- BRIEF:
Give a count of the lines below that have the string "React" in them, with no other words.

- RECORDED DATA:
_ _ _ _ _ _ _
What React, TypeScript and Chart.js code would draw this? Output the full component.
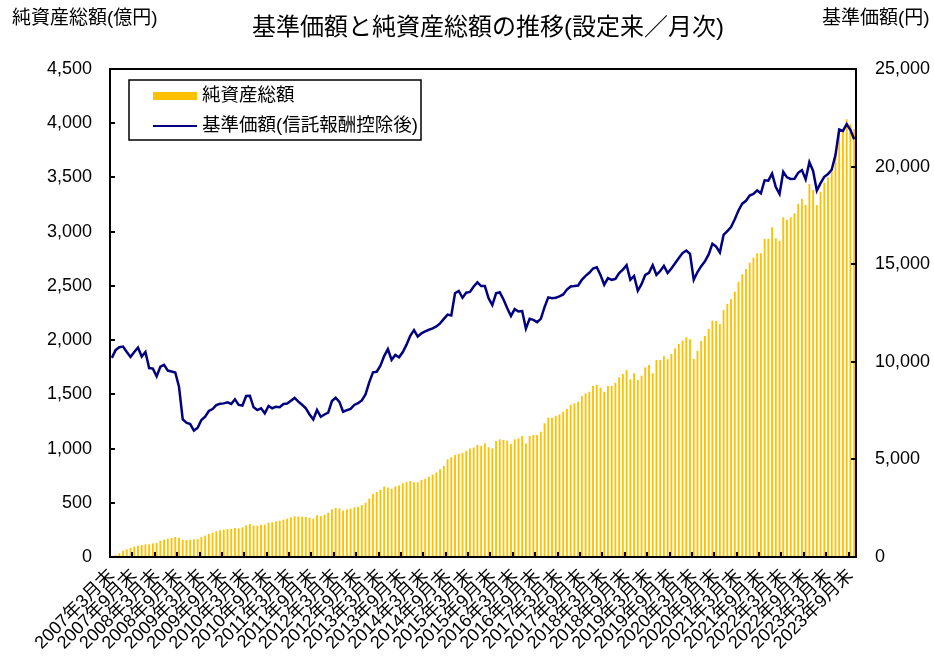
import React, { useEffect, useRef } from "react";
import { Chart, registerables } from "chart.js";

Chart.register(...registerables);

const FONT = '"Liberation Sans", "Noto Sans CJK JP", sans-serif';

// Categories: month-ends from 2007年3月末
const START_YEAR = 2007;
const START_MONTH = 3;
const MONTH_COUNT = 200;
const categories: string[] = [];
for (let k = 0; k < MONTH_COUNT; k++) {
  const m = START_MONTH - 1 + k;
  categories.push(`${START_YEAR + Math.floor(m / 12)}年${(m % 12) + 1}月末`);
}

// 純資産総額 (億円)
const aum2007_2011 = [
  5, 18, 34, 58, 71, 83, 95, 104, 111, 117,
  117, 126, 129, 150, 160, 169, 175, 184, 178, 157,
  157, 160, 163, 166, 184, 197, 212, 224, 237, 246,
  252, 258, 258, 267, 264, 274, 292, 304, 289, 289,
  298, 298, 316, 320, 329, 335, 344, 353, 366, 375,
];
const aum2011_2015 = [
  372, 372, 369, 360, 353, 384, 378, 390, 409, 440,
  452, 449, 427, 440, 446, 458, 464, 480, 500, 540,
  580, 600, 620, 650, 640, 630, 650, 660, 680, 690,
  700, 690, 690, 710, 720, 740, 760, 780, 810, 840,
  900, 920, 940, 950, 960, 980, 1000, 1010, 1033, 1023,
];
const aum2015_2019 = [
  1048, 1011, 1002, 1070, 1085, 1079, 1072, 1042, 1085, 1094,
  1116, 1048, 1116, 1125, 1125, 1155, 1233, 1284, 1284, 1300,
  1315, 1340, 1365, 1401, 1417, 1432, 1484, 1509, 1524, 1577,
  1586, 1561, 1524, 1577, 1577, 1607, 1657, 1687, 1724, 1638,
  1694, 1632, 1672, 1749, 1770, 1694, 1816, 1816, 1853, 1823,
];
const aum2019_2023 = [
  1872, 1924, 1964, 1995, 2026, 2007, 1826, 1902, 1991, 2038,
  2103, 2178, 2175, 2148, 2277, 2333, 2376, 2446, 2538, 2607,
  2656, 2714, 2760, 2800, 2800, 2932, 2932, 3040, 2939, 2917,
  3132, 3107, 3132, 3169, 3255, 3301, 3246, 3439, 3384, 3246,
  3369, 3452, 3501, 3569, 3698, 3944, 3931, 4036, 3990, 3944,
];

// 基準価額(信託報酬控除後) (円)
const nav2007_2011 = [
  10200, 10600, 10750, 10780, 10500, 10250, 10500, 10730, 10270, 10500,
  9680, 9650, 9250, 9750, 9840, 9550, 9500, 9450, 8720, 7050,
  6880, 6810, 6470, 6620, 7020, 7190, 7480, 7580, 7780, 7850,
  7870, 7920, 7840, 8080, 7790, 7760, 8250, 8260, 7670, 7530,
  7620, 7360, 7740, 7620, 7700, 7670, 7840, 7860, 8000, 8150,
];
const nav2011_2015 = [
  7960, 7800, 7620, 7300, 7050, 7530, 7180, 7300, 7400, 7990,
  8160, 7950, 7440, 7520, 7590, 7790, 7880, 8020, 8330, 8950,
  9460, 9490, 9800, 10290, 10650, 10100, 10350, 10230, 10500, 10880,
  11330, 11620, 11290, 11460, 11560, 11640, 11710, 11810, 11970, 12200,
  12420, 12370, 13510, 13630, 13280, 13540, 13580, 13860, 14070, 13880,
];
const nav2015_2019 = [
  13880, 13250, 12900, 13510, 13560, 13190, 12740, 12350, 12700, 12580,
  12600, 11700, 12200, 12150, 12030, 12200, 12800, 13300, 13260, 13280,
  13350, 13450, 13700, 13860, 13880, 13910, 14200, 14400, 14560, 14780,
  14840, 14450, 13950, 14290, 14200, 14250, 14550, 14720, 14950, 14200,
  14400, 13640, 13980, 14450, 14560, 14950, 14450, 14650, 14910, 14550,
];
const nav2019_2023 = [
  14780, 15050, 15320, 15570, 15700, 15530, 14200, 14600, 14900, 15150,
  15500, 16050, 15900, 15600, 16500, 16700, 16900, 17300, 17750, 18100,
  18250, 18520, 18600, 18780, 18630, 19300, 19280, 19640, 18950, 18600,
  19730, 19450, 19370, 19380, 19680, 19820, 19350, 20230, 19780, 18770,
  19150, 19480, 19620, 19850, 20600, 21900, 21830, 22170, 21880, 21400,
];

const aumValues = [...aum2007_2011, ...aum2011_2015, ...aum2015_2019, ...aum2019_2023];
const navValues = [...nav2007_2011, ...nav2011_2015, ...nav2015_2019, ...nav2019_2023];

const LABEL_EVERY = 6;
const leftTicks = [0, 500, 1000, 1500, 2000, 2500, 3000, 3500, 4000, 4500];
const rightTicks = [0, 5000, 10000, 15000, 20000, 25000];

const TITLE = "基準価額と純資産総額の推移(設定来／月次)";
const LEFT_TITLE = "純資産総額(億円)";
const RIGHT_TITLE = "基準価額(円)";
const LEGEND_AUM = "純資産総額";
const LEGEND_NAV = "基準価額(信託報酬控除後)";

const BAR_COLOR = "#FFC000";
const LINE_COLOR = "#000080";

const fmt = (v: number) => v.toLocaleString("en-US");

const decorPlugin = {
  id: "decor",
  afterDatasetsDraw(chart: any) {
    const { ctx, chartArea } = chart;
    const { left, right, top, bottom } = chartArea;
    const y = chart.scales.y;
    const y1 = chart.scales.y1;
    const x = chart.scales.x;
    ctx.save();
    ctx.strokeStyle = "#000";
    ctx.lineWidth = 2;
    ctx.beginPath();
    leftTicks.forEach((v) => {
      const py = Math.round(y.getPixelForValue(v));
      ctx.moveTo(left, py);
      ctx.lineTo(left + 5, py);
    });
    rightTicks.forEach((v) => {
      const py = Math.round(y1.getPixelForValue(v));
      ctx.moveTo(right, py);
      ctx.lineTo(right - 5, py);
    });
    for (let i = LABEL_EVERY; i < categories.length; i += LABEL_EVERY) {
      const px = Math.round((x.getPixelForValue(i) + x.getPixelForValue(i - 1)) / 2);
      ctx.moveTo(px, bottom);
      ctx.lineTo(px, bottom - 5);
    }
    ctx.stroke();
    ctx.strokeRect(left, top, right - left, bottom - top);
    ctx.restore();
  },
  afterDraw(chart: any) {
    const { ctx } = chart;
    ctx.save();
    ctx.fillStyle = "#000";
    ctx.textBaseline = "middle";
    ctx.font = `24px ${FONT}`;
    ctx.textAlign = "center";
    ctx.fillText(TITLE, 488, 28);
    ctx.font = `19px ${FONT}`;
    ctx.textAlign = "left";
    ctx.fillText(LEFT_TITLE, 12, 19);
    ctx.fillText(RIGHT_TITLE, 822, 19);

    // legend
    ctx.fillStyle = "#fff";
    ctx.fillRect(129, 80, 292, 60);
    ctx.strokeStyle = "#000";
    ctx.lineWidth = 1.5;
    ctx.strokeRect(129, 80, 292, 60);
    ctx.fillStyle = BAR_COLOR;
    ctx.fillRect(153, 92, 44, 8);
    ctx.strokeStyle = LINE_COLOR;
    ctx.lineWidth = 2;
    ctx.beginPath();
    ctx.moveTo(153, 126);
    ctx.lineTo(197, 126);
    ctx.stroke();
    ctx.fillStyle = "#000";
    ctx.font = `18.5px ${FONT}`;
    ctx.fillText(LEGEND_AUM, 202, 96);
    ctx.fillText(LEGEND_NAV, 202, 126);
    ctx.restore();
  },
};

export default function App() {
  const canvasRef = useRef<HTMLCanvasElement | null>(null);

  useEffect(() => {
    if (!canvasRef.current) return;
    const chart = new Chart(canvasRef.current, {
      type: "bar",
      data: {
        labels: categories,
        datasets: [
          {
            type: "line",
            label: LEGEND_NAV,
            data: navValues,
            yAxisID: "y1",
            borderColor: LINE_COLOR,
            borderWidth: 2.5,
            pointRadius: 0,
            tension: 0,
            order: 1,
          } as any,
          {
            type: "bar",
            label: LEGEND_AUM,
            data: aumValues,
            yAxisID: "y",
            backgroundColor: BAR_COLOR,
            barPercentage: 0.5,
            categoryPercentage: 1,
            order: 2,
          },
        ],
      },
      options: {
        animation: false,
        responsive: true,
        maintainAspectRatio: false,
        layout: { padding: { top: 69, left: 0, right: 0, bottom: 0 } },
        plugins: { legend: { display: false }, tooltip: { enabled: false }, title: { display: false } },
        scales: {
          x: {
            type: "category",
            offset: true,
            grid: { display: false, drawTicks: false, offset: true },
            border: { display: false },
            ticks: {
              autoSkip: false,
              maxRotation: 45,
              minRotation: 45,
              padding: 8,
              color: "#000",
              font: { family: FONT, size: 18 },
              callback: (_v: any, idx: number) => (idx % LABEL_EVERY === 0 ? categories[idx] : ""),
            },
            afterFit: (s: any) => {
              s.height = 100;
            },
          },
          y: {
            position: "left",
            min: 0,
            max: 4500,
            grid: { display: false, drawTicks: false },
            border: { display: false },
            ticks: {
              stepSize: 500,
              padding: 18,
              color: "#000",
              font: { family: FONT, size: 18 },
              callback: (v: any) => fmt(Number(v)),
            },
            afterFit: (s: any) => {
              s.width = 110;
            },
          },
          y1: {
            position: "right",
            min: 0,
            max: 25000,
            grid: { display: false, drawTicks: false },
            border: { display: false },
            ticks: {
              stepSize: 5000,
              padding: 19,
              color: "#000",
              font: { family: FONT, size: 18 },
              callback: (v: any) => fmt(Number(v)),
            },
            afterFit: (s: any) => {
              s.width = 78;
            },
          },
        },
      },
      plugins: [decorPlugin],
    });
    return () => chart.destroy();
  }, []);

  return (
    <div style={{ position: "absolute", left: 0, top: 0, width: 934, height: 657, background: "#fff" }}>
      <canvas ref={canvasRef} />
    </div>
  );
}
_ _ _ _ _ _ _
- FINISHED ANSWER:
2